I had foam-based bike tires 20 years ago, and they were quite awful. They cushion by flattening out on the bottom, creating an enormous rolling resistance. It was like pushing uphill everywhere.

This isn't quite the same, but in calling it the "first airless system" it sounds like they had done zero research on previous systems and have no idea what the potential problems are.

The new Michelin system is a rather different concept. I dunno if it will adapt to bike tires or not, but it would be great if it can.



How would these be serviced? I would be surprised if conventional tire machines could mount/unmount these from wheels.


It's both parts, there's no separate wheel.

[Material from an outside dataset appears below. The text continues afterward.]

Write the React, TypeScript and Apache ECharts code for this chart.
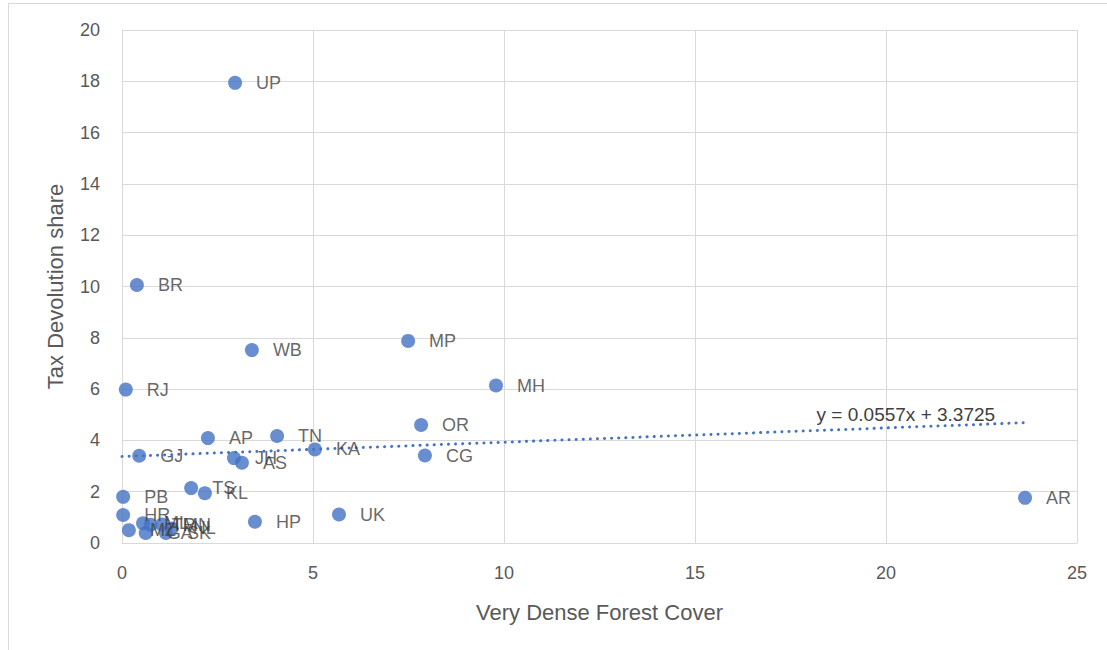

Why would it take 5 years before they are production ready? It would seem if you are showing a product ready to test on real roads, you'd have to be much closer to shipping than that would indicate.


Having a working prototype is not the same as having the infrastructure and supply chain in place to mass produce.


And there are probably (hopefully) a lot of safety certifications to go through after you start testing.


The main structure of the tire looks almost like voronoi 3d mesh. Do you think it's voronoi, or just looks similar?

I'm kinda surprised they didn't go for something like a gyroid mesh.


If you want to see something similar in action:

https://www.youtube.com/watch?v=2wAvxQfusWU


The French card game Mille Bornes used the name "Puncture-Proof" (English version) for its safety card to make one invulnerable to flat tires.


Wow. That's probably millions more jobs gone then for tyre shops, though obviously there will be a slow switchover.


Curious if this adds to the unsprung weight of the suspension component or not


Drive with a screwdriver and pliers so you can pluck out all the rocks you pick up.


Should such tires be available to the general public? Many locations rely on tire shredders for perimeter security. These measure will become useless. As will spike strips used by law enforcement. How will police be able to stop fugitive vehicles equipped with puncture-proof tires? Some sort of remotely activated kill-switch will have to be mandated.


Neither consumers nor Consumer products should be primarily concerned with law enforcement convenience.

Car makers expertise at making cars is often pretty bad their expertise with electronics and software security is hilariously bad.

A universal remote kill switch is a very bad idea especially in response to a tire that might be in production for a tiny fraction of cars 5 years from now and with a wildly successful and unlikely uptake could be pervasive in merely decades.

Given motivation I'm sure people can probably figure out a low tech solution that does not involve figuring out how to fit all cars going forward with a backdoor that will almost certainly be exploited.

For example perhaps something could damage or foul the wheel or clamp onto it.